The GST overhaul consolidates most rates into two slabs—5% and 18%—with goods from the old 12% and 28% categories moving lower. (Photo: HT)

India’s planned revamp of its goods and services tax (GST) will boost household consumption and support growth, but weigh on government finances, Moody’s Investors Service said Tuesday.

Approved at a 3 September GST Council meeting and effective 22 September, the new structure consolidates most rates into two slabs—5% and 18%—with goods from the old 12% and 28% categories moving lower. A new 40% rate will apply to “sin” and luxury items such as premium cars, tobacco, sugary drinks, casinos and online gaming. Food staples, medicines and insurance will be exempt.

Moody’s said the lower effective tax rates will cut prices, bolster household demand and support growth at a time when India faces external pressures from higher US tariffs.

Boost to consumption

Household consumption, which accounts for 61% of GDP, already received a push in February from income-tax threshold hikes that reduced liabilities for middle-income households. Consumption has shown strong quarter-on-quarter growth in real terms in the three months through June, the first quarter of India’s fiscal year ending March 2026, Moody’s said.

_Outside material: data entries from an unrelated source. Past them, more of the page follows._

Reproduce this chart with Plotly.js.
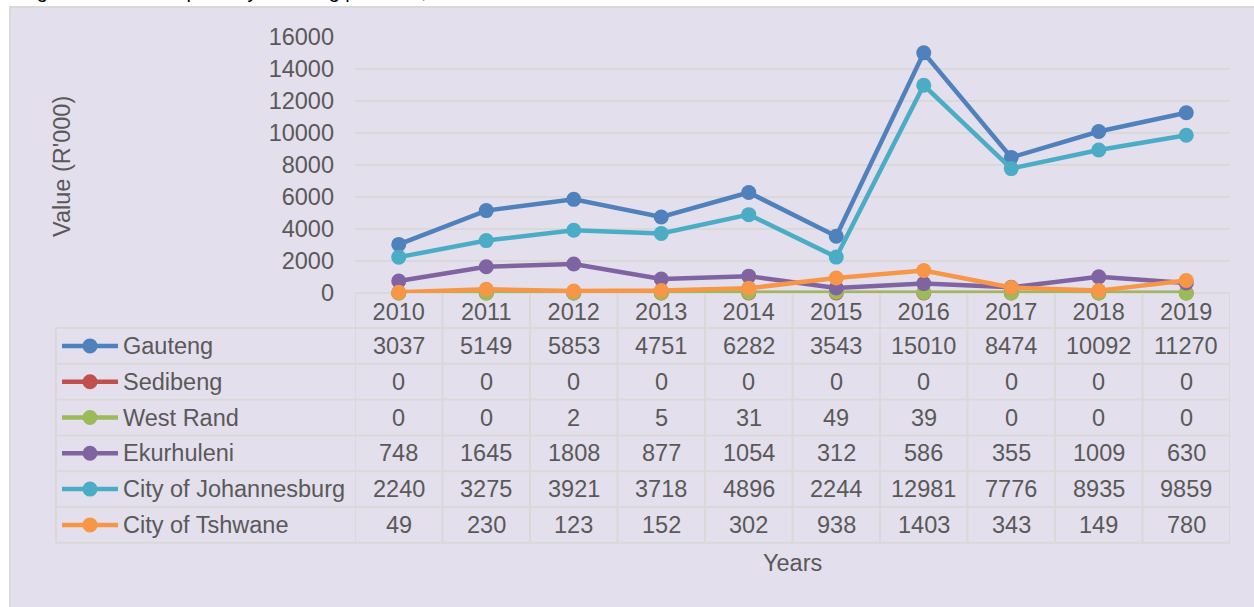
<!DOCTYPE html>
<html>
<head>
<meta charset="utf-8">
<script src="https://cdn.plot.ly/plotly-3.0.1.min.js"></script>
<style>
html,body{margin:0;padding:0;background:#fff;}
#chart{width:1254px;height:607px;}
</style>
</head>
<body>
<div id="chart"></div>
<script>
// ---- data ----
const years = ['2010','2011','2012','2013','2014','2015','2016','2017','2018','2019'];
const gauteng      = [3037, 5149, 5853, 4751, 6282, 3543, 15010, 8474, 10092, 11270];
const sedibeng     = [0, 0, 0, 0, 0, 0, 0, 0, 0, 0];
const westRand     = [0, 0, 2, 5, 31, 49, 39, 0, 0, 0];
const ekurhuleni   = [748, 1645, 1808, 877, 1054, 312, 586, 355, 1009, 630];
const johannesburg = [2240, 3275, 3921, 3718, 4896, 2244, 12981, 7776, 8935, 9859];
const tshwane      = [49, 230, 123, 152, 302, 938, 1403, 343, 149, 780];
const seriesNames  = ['Gauteng', 'Sedibeng', 'West Rand', 'Ekurhuleni', 'City of Johannesburg', 'City of Tshwane'];
const yTickVals    = [0, 2000, 4000, 6000, 8000, 10000, 12000, 14000, 16000];
const yTitle = "Value (R'000)";
const xTitle = 'Years';
const figTitle = 'Figure: Value of exports by Gauteng province, 2010–2019';

const seriesValues = [gauteng, sedibeng, westRand, ekurhuleni, johannesburg, tshwane];
const colors = ['#4f81bd', '#c0504d', '#9bbb59', '#8064a2', '#4bacc6', '#f79646'];

// ---- geometry helpers (pixel -> paper) ----
const W = 1254, H = 607;
const PL = 355, PR = 1230, PT = 37, PB = 293;
const X = px => (px - PL) / (PR - PL);
const Y = py => (PB - py) / (PB - PT);

const FONT = 'Liberation Sans, Arial, sans-serif';
const GREY = '#595959';
const GRID = '#d9d9d9';

const traces = seriesNames.map((name, i) => ({
  type: 'scatter',
  mode: 'lines+markers',
  name: name,
  x: years,
  y: seriesValues[i],
  line: {color: colors[i], width: 4.5},
  marker: {color: colors[i], size: 15},
  cliponaxis: false,
  showlegend: false
}));

const shapes = [];
const annotations = [];

// background box
shapes.push({type: 'rect', xref: 'paper', yref: 'paper', layer: 'below',
  x0: X(10), x1: X(W + 20), y0: Y(7), y1: Y(H + 20),
  fillcolor: '#e4dfec', line: {color: GRID, width: 2}});

// table geometry
const rowH = 35.8;
const headerBottom = 328;
const tableBottom = headerBottom + rowH * seriesNames.length;
const legendLeft = 56;

// horizontal table lines
shapes.push({type: 'line', xref: 'paper', yref: 'paper', layer: 'below',
  x0: X(PL), x1: X(PR), y0: Y(PB), y1: Y(PB), line: {color: GRID, width: 2}});
for (let r = 0; r <= seriesNames.length; r++) {
  const py = headerBottom + r * rowH;
  shapes.push({type: 'line', xref: 'paper', yref: 'paper', layer: 'below',
    x0: X(legendLeft), x1: X(PR), y0: Y(py), y1: Y(py), line: {color: GRID, width: 2}});
}
// vertical table lines
shapes.push({type: 'line', xref: 'paper', yref: 'paper', layer: 'below',
  x0: X(legendLeft), x1: X(legendLeft), y0: Y(headerBottom), y1: Y(tableBottom), line: {color: GRID, width: 2}});
for (let c = 0; c <= years.length; c++) {
  shapes.push({type: 'line', xref: 'x', yref: 'paper', layer: 'below',
    x0: c - 0.5, x1: c - 0.5, y0: Y(PB), y1: Y(tableBottom), line: {color: GRID, width: 2}});
}

// table rows
seriesNames.forEach((name, r) => {
  const cy = headerBottom + rowH * (r + 0.5);
  // legend key line
  shapes.push({type: 'line', xref: 'paper', yref: 'paper',
    x0: X(62), x1: X(118), y0: Y(cy), y1: Y(cy), line: {color: colors[r], width: 4.5}});
  shapes.push({type: 'circle', xref: 'paper', yref: 'paper',
    x0: X(82.5), x1: X(97.5), y0: Y(cy + 7.5), y1: Y(cy - 7.5),
    fillcolor: colors[r], line: {color: colors[r], width: 0}});
  annotations.push({xref: 'paper', yref: 'paper', x: X(121), y: Y(cy),
    xanchor: 'left', yanchor: 'middle', showarrow: false, text: name,
    font: {family: FONT, size: 23.5, color: GREY}});
  seriesValues[r].forEach((v, c) => {
    annotations.push({xref: 'x', yref: 'paper', x: c, y: Y(cy),
      xanchor: 'center', yanchor: 'middle', showarrow: false, text: String(v),
      font: {family: FONT, size: 23.5, color: GREY}});
  });
});

// axis titles
annotations.push({xref: 'paper', yref: 'paper', x: X(792), y: Y(563),
  xanchor: 'center', yanchor: 'middle', showarrow: false, text: xTitle,
  font: {family: FONT, size: 23.5, color: GREY}});
annotations.push({xref: 'paper', yref: 'paper', x: X(62), y: Y(167),
  xanchor: 'center', yanchor: 'middle', showarrow: false, text: yTitle, textangle: -90,
  font: {family: FONT, size: 23.5, color: GREY}});
// clipped figure caption at the very top (only its lower edge is visible, as in the reference)
annotations.push({xref: 'paper', yref: 'paper', x: X(18), y: Y(4),
  xanchor: 'left', yanchor: 'bottom', showarrow: false, text: figTitle,
  font: {family: FONT, size: 20, color: '#000'}});

const layout = {
  width: W, height: H,
  margin: {l: PL, r: W - PR, t: PT, b: H - PB, pad: 0},
  paper_bgcolor: '#ffffff',
  plot_bgcolor: 'rgba(0,0,0,0)',
  showlegend: false,
  font: {family: FONT, color: GREY},
  xaxis: {
    type: 'category', range: [-0.5, years.length - 0.5],
    showgrid: false, zeroline: false, showline: false, ticks: '',
    tickfont: {family: FONT, size: 23.5, color: GREY},
    ticklabelstandoff: 2, fixedrange: true
  },
  yaxis: {
    range: [0, 16000], tickvals: yTickVals, ticktext: yTickVals.map(String),
    showgrid: true, gridcolor: GRID, gridwidth: 2,
    zeroline: false, showline: false, ticks: '',
    tickfont: {family: FONT, size: 23.5, color: GREY},
    ticklabelstandoff: 20, fixedrange: true
  },
  shapes: shapes,
  annotations: annotations
};

Plotly.newPlot('chart', traces, layout, {displayModeBar: false, staticPlot: true});
</script>
</body>
</html>
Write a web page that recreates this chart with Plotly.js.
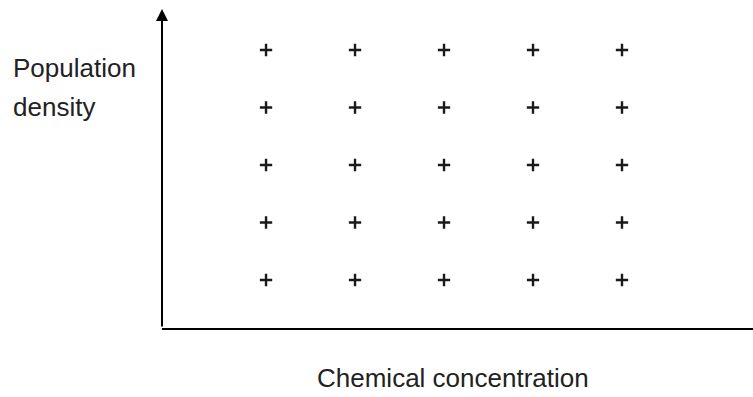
<!DOCTYPE html>
<html>
<head>
<meta charset="utf-8">
<script src="https://cdn.plot.ly/plotly-3.0.1.min.js"></script>
<style>html,body{margin:0;padding:0;background:#fff;}#chart{width:753px;height:397px;}</style>
</head>
<body>
<div id="chart"></div>
<script>
// Sampling grid levels (arbitrary units)
const concentrationLevels = [1, 2, 3, 4, 5];
const densityLevels = [1, 2, 3, 4, 5];
const xTitle = "Chemical concentration";
const yTitleLines = ["Population", "density"];

const gx = [], gy = [];
densityLevels.forEach(d => concentrationLevels.forEach(c => { gx.push(c); gy.push(d); }));

const trace = {
  type: 'scatter', mode: 'markers', x: gx, y: gy,
  marker: {symbol: 'cross-thin', size: 8.8, color: '#1a1a1a', line: {width: 2.4, color: '#1a1a1a'}},
  hoverinfo: 'skip'
};

const font = {family: 'Liberation Sans, Arial, sans-serif', size: 26, color: '#222'};

const layout = {
  width: 753, height: 397,
  margin: {l: 162, r: 0, t: 16, b: 69, pad: 0},
  paper_bgcolor: '#fff', plot_bgcolor: '#fff',
  showlegend: false, hovermode: false,
  xaxis: {range: [-0.169, 6.472], showgrid: false, zeroline: false, showticklabels: false, ticks: '',
          showline: true, linecolor: '#000', linewidth: 2, fixedrange: true},
  yaxis: {range: [0.165, 5.591], showgrid: false, zeroline: false, showticklabels: false, ticks: '',
          showline: false, fixedrange: true},
  annotations: [
    {xref: 'paper', yref: 'paper', x: 0, y: 1.0224, text: '', showarrow: true,
     ax: 0, ay: 319, axref: 'pixel', ayref: 'pixel', arrowhead: 2, arrowsize: 1.2, arrowwidth: 2,
     arrowcolor: '#000', standoff: 0, startstandoff: 0},
    {xref: 'paper', yref: 'paper', x: 0.4924, y: -0.160, text: xTitle, showarrow: false,
     xanchor: 'center', yanchor: 'middle', font: font},
    {xref: 'paper', yref: 'paper', x: -0.2555, y: 0.8333, text: yTitleLines[0], showarrow: false,
     xanchor: 'left', yanchor: 'middle', font: font},
    {xref: 'paper', yref: 'paper', x: -0.2555, y: 0.7083, text: yTitleLines[1], showarrow: false,
     xanchor: 'left', yanchor: 'middle', font: font}
  ]
};

Plotly.newPlot('chart', [trace], layout, {displayModeBar: false, staticPlot: true});
</script>
</body>
</html>
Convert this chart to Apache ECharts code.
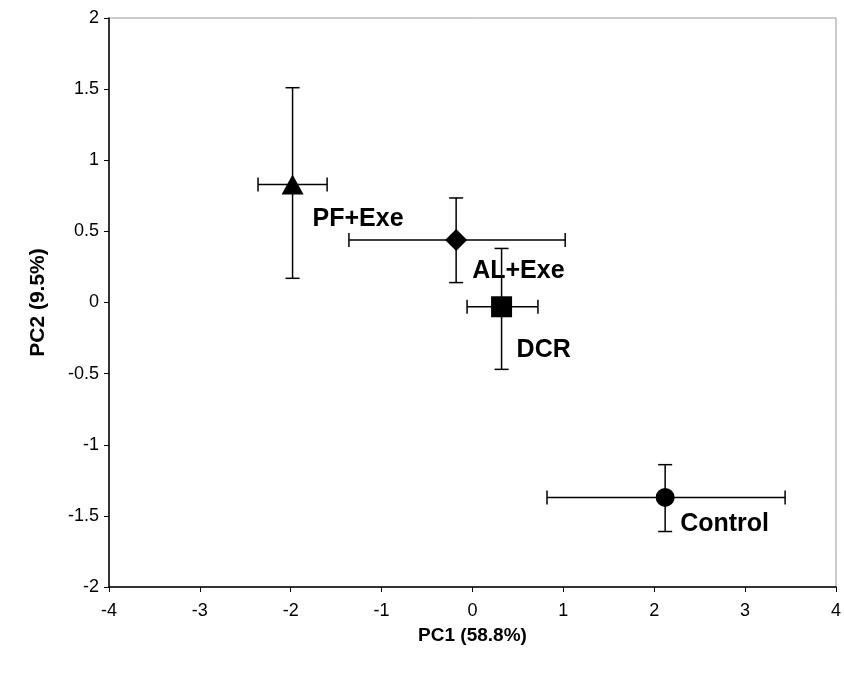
<!DOCTYPE html>
<html>
<head>
<meta charset="utf-8">
<script src="https://cdn.jsdelivr.net/npm/echarts@6/dist/echarts.min.js"></script>
<style>html,body{margin:0;padding:0;background:#fff}#c{width:844px;height:681px}</style>
</head>
<body>
<div id="c"></div>
<script>
const groups = ['PF+Exe', 'AL+Exe', 'DCR', 'Control'];
const symbols = ['triangle', 'diamond', 'rect', 'circle'];
const pc1 = [-1.98, -0.18, 0.32, 2.12];
const pc2 = [0.83, 0.44, -0.03, -1.37];
const pc1Low = [-2.36, -1.36, -0.06, 0.82];
const pc1High = [-1.60, 1.02, 0.72, 3.44];
const pc2Low = [0.17, 0.14, -0.47, -1.61];
const pc2High = [1.51, 0.735, 0.38, -1.14];
const xTicks = [-4, -3, -2, -1, 0, 1, 2, 3, 4];
const yTicks = [-2, -1.5, -1, -0.5, 0, 0.5, 1, 1.5, 2];

const labelOffsets = [[20, 35], [16, 31], [15, 43], [15, 27]];
const symbolSizes = [[22, 20], [22, 22], [21, 21], [19, 19]];

const chart = echarts.init(document.getElementById('c'));
const font = '"Liberation Sans", Arial, sans-serif';
const cap = 7;

const errData = groups.map((g, i) => [pc1[i], pc2[i], pc1Low[i], pc1High[i], pc2Low[i], pc2High[i]]);

const series = [{
  type: 'custom',
  data: errData,
  z: 2,
  silent: true,
  renderItem: function (params, api) {
    const c = api.coord([api.value(0), api.value(1)]);
    const xl = api.coord([api.value(2), api.value(1)]);
    const xh = api.coord([api.value(3), api.value(1)]);
    const yl = api.coord([api.value(0), api.value(4)]);
    const yh = api.coord([api.value(0), api.value(5)]);
    const st = { stroke: '#000', lineWidth: 1.5 };
    return {
      type: 'group',
      children: [
        { type: 'line', shape: { x1: xl[0], y1: c[1], x2: xh[0], y2: c[1] }, style: st },
        { type: 'line', shape: { x1: xl[0], y1: c[1] - cap, x2: xl[0], y2: c[1] + cap }, style: st },
        { type: 'line', shape: { x1: xh[0], y1: c[1] - cap, x2: xh[0], y2: c[1] + cap }, style: st },
        { type: 'line', shape: { x1: c[0], y1: yl[1], x2: c[0], y2: yh[1] }, style: st },
        { type: 'line', shape: { x1: c[0] - cap, y1: yl[1], x2: c[0] + cap, y2: yl[1] }, style: st },
        { type: 'line', shape: { x1: c[0] - cap, y1: yh[1], x2: c[0] + cap, y2: yh[1] }, style: st }
      ]
    };
  }
}];

groups.forEach((g, i) => {
  series.push({
    type: 'scatter',
    name: g,
    z: 3,
    silent: true,
    symbol: symbols[i],
    symbolSize: symbolSizes[i],
    itemStyle: { color: '#000', opacity: 1 },
    emphasis: { disabled: true },
    data: [[pc1[i], pc2[i]]],
    label: {
      show: true,
      formatter: g,
      position: 'inside',
      offset: labelOffsets[i],
      align: 'left',
      verticalAlign: 'middle',
      color: '#000',
      opacity: 1,
      fontFamily: font,
      fontWeight: 'bold',
      fontSize: 25
    }
  });
});

chart.setOption({
  animation: false,
  backgroundColor: '#fff',
  grid: { left: 109, right: 8, top: 18, bottom: 94, show: true, borderColor: '#999', borderWidth: 1 },
  xAxis: {
    type: 'value', min: xTicks[0], max: xTicks[xTicks.length - 1], interval: 1,
    name: 'PC1 (58.8%)', nameLocation: 'middle', nameGap: 39,
    nameTextStyle: { fontFamily: font, fontWeight: 'bold', fontSize: 19, color: '#000' },
    axisLine: { onZero: false, lineStyle: { color: '#000', width: 1.5 } },
    axisTick: { show: true, length: 5, lineStyle: { color: '#000' } },
    axisLabel: { fontFamily: font, fontSize: 18, color: '#000', margin: 15 },
    splitLine: { show: false }
  },
  yAxis: {
    type: 'value', min: yTicks[0], max: yTicks[yTicks.length - 1], interval: 0.5,
    name: 'PC2 (9.5%)', nameLocation: 'middle', nameGap: 60,
    nameTextStyle: { fontFamily: font, fontWeight: 'bold', fontSize: 21, color: '#000' },
    axisLine: { onZero: false, lineStyle: { color: '#000', width: 1.5 } },
    axisTick: { show: true, length: 5, lineStyle: { color: '#000' } },
    axisLabel: { fontFamily: font, fontSize: 18, color: '#000', margin: 10 },
    splitLine: { show: false }
  },
  series: series
});
</script>
</body>
</html>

Lower prices are also expected to help contain inflation. Consumer inflation fell to 1.55% in July from a recent peak of 7.44% in July 2023 and remains well below the Reserve Bank of India’s 4% target, giving consumption more room to drive growth.

Revenue loss looms

The tax cuts, however, come at a cost. The government estimates foregone revenue this year at ₹48,000 crore (approximately $5.4 billion) from the GST restructuring. Moody’s cautioned that the eventual loss is likely to be larger, particularly from fiscal 2027 when the new regime will apply for a full year.

Tax buoyancy is already weakening: gross revenues rose just 0.8% in April-July, compared with 21% a year earlier, while expenditure surged 20%, widening the fiscal deficit to 4.7 trillion rupees, Moody’s noted.

“The GST reforms will have mixed effects on Indian credit: while the support for growth is credit positive for some sectors, the loss of tax revenue will likely limit progress in fiscal consolidation and debt reduction,” Moody’s said.

Non-financial companies are among the likely winners. Automakers stand to gain with lower levies on small cars, two-wheelers and trucks—down to 18% from 28%. SUVs and luxury cars will be taxed at 40% but face no cess, cutting overall incidence. Consumer goods, durables and cement will also become cheaper, while non-lifesaving medicines will be taxed at 5% instead of 12%.

For insurers, GST exemptions on individual life and health policies are credit positive, though the loss of input tax credits will raise costs. Whether these are absorbed or passed to customers remains unclear, Moody’s said.

Fiscal headwinds

Moody’s cautioned that while the measures align with New Delhi’s push for consumption-led growth, they will restrain fiscal consolidation. Much of the recent surge in spending reflects the government’s effort to compensate for under-executed capital expenditure in fiscal 2024-25, it said.

Spending growth is expected to slow over the next two quarters, helping preserve consolidation trends.